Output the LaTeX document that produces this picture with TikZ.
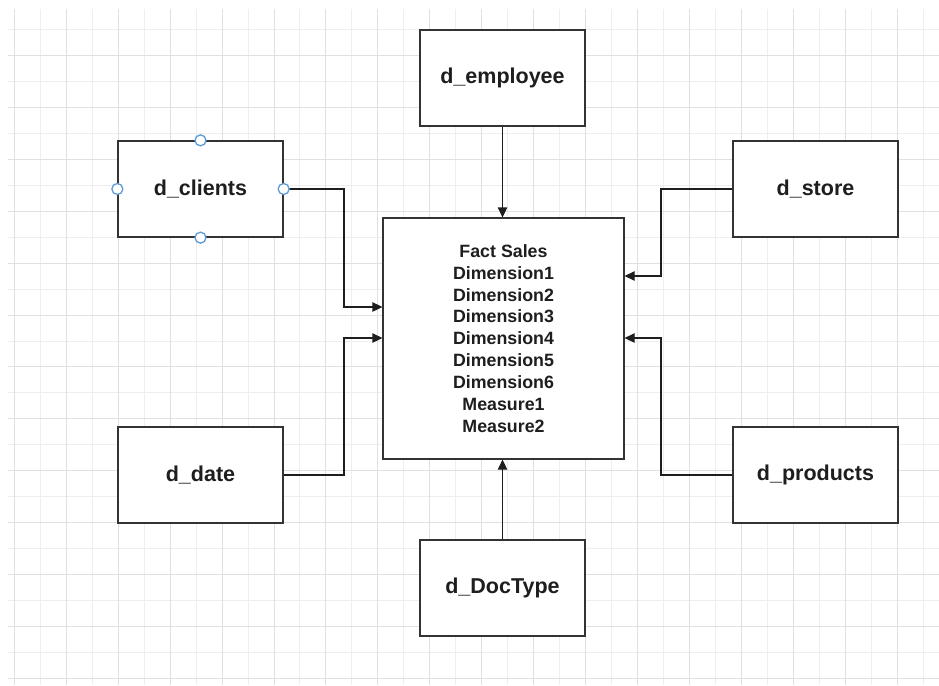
\documentclass[tikz,border=0pt]{standalone}
\usepackage{fontspec}
\setmainfont{Liberation Sans}
\usetikzlibrary{arrows.meta}
\definecolor{gridminor}{HTML}{EEEEEE}
\definecolor{gridmajor}{HTML}{E0E0E0}
\definecolor{edge}{HTML}{333333}
\definecolor{ink}{HTML}{1E1E1E}
\definecolor{handle}{HTML}{5E9BD8}

\begin{document}
\begin{tikzpicture}[x=1pt,y=-1pt,
  box/.style={draw=edge, line width=1.3pt, fill=white, minimum width=165pt,
    minimum height=96pt, inner sep=0pt, text=ink,
    font=\bfseries\fontsize{21.5}{24}\selectfont},
  factbox/.style={box, minimum width=241pt, minimum height=241pt, align=center,
    font=\bfseries\fontsize{17.8}{21.9}\selectfont},
  link/.style={draw=ink, line width=1.3pt, -{Triangle[length=10pt,width=9.5pt]}},
  knob/.style={circle, draw=handle, fill=white, line width=1.3pt,
    minimum size=11pt, inner sep=0pt},
  minorline/.style={draw=gridminor, line width=1pt},
  majorline/.style={draw=gridmajor, line width=1pt}]

  % page and grid
  \fill[white] (0,0) rectangle (939,685);
  \useasboundingbox (0,0) rectangle (939,685);
  \foreach \k in {1,3,...,35} \draw[minorline] ({14.3+25.97*\k},9) -- ({14.3+25.97*\k},685);
  \foreach \k in {0,2,...,24} \draw[minorline] (8,{30+25.92*\k}) -- (939,{30+25.92*\k});
  \foreach \k in {0,2,...,34} \draw[majorline] ({14.3+25.97*\k},9) -- ({14.3+25.97*\k},685);
  \foreach \k in {1,3,...,25} \draw[majorline] (8,{30+25.92*\k}) -- (939,{30+25.92*\k});

  % tables
  \node[box] (emp) at (502.5,78) {d\_employee};
  \node[box] (cli) at (200.5,189) {d\_clients};
  \node[box] (sto) at (815.5,189) {d\_store};
  \node[factbox] (fact) at (503.5,338.5)
    {Fact Sales\\Dimension1\\Dimension2\\Dimension3\\Dimension4\\Dimension5\\Dimension6\\Measure1\\Measure2};
  \node[box] (dat) at (200.5,475) {d\_date};
  \node[box] (prd) at (815.5,475) {d\_products};
  \node[box] (doc) at (502.5,588) {d\_DocType};

  % relations to the fact table
  \draw[link] (cli.east) -| (344,307) -- (fact.west |- 344,307);
  \draw[link] (dat.east) -| (344,338) -- (fact.west |- 344,338);
  \draw[link] (sto.west) -| (661,276) -- (fact.east |- 661,276);
  \draw[link] (prd.west) -| (661,338) -- (fact.east |- 661,338);
  \draw[link] (emp.south) -- (emp.south |- fact.north);
  \draw[link] (doc.north) -- (doc.north |- fact.south);

  % selection handles on d_clients
  \node[knob] (hn) at (cli.north) {};
  \node[knob] (hs) at (cli.south) {};
  \node[knob] (hw) at (cli.west) {};
  \node[knob] (he) at (cli.east) {};
\end{tikzpicture}
\end{document}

----------

▸ What is needed
Omit any images, then output the listing exactly.

▸ Final answer
Output the LaTeX document that produces this picture with TikZ.
\documentclass[tikz,border=0pt]{standalone}
\usepackage{fontspec}
\setmainfont{Liberation Sans}
\usetikzlibrary{arrows.meta}
\definecolor{gridminor}{HTML}{EEEEEE}
\definecolor{gridmajor}{HTML}{E0E0E0}
\definecolor{edge}{HTML}{333333}
\definecolor{ink}{HTML}{1E1E1E}
\definecolor{handle}{HTML}{5E9BD8}

\begin{document}
\begin{tikzpicture}[x=1pt,y=-1pt,
  box/.style={draw=edge, line width=1.3pt, fill=white, minimum width=165pt,
    minimum height=96pt, inner sep=0pt, text=ink,
    font=\bfseries\fontsize{21.5}{24}\selectfont},
  factbox/.style={box, minimum width=241pt, minimum height=241pt, align=center,
    font=\bfseries\fontsize{17.8}{21.9}\selectfont},
  link/.style={draw=ink, line width=1.3pt, -{Triangle[length=10pt,width=9.5pt]}},
  knob/.style={circle, draw=handle, fill=white, line width=1.3pt,
    minimum size=11pt, inner sep=0pt},
  minorline/.style={draw=gridminor, line width=1pt},
  majorline/.style={draw=gridmajor, line width=1pt}]

  % page and grid
  \fill[white] (0,0) rectangle (939,685);
  \useasboundingbox (0,0) rectangle (939,685);
  \foreach \k in {1,3,...,35} \draw[minorline] ({14.3+25.97*\k},9) -- ({14.3+25.97*\k},685);
  \foreach \k in {0,2,...,24} \draw[minorline] (8,{30+25.92*\k}) -- (939,{30+25.92*\k});
  \foreach \k in {0,2,...,34} \draw[majorline] ({14.3+25.97*\k},9) -- ({14.3+25.97*\k},685);
  \foreach \k in {1,3,...,25} \draw[majorline] (8,{30+25.92*\k}) -- (939,{30+25.92*\k});

  % tables
  \node[box] (emp) at (502.5,78) {d\_employee};
  \node[box] (cli) at (200.5,189) {d\_clients};
  \node[box] (sto) at (815.5,189) {d\_store};
  \node[factbox] (fact) at (503.5,338.5)
    {Fact Sales\\Dimension1\\Dimension2\\Dimension3\\Dimension4\\Dimension5\\Dimension6\\Measure1\\Measure2};
  \node[box] (dat) at (200.5,475) {d\_date};
  \node[box] (prd) at (815.5,475) {d\_products};
  \node[box] (doc) at (502.5,588) {d\_DocType};

  % relations to the fact table
  \draw[link] (cli.east) -| (344,307) -- (fact.west |- 344,307);
  \draw[link] (dat.east) -| (344,338) -- (fact.west |- 344,338);
  \draw[link] (sto.west) -| (661,276) -- (fact.east |- 661,276);
  \draw[link] (prd.west) -| (661,338) -- (fact.east |- 661,338);
  \draw[link] (emp.south) -- (emp.south |- fact.north);
  \draw[link] (doc.north) -- (doc.north |- fact.south);

  % selection handles on d_clients
  \node[knob] (hn) at (cli.north) {};
  \node[knob] (hs) at (cli.south) {};
  \node[knob] (hw) at (cli.west) {};
  \node[knob] (he) at (cli.east) {};
\end{tikzpicture}
\end{document}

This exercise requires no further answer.